STOCKX - NIKE
Last February, Nike sued the e-commerce platform StockX for selling NFTs of Nike’s shoes. As explained in our previous article, StockX created its Vault NFTs, featuring digital Nike footwear. When purchasing the NFT, customers were also acquiring the real version of Nike’s shoes, which was kept by StockX. The NFT conferred an ownership title to the holder, allowing transactions among users, and granted exclusive advantages to the right holder.
Moreover, the NFT could be exchanged in every moment with the physical item upon customer’s request.
However, Nike filed the lawsuit alleging that the fact of selling NFT with the company’s logo on it, as well as the real footwear, since it might create a false association between the NFT and Nike. As a consequence, it could be misleading for consumers make them believe that these items were authorised by Nike, thus causing dilution to Nike’s trade marks.
In response to Nike’s lawsuit, StockX claims that Nike has shown a “fundamental misunderstanding” of their NFTs. StockX argues that they were not selling virtual products as such, since consumers were acquiring the real version of the shoes. The defendant compared the NFT to the images of products that can be found in retail marketplaces that use the image of Nike’s shoes to sell real footwear.

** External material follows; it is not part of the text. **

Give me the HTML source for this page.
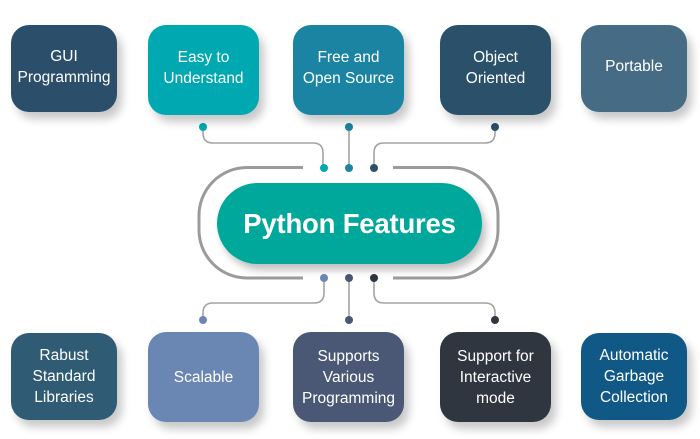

Nike has launched some branded NFTs together with the platform RTFKT, but has not released yet its own NFTs.
Epic Games, the video game and software developer of Fortnite, has been sued by the professional choreographer Kyle Hanagami.
Fortnite launched in August 2020 the emote “It’s complicated”, which allegedly replicated the copyrighted dance moves from a 2017 choreography of Hanagami, without giving credit to the author, nor a compensation.
In a nutshell, “emotes” are short actions or movements that the players’ characters can perform. Those extra items can be either purchased at Fortnite’s shop or obtained in the course of the game.
The emote’s dance routine included very similar moves to the ones of the real videoclip (available here), whereby the author of the choreography decided to sue Epic Games.
The lawsuit stated that Epic Games “did not credit Hanagami nor seek his consent to use, display, reproduce, sell, or create a derivative work based on the Registered Choreography”.
Moreover, the author requested the removal of the emote from the video game and a compensation in relation to the revenues obtained by Fortnite.
It is not the first time that Fortnite experienced copyright infringement claims, involving dance creations. As an example, Alfonso Ribeiro (from the tv show the Fresh Prince) and the rapper 2 Milly claimed that Fortnite’s characters were using their dancing sequence without any authorisation, but their request did not succeed. The Court, concluded that only complex series of movements can be registered at the USPTO, and the registration needs to be effective before suing for copyright infringement.
In this case, Hanagami’s choreography was registered.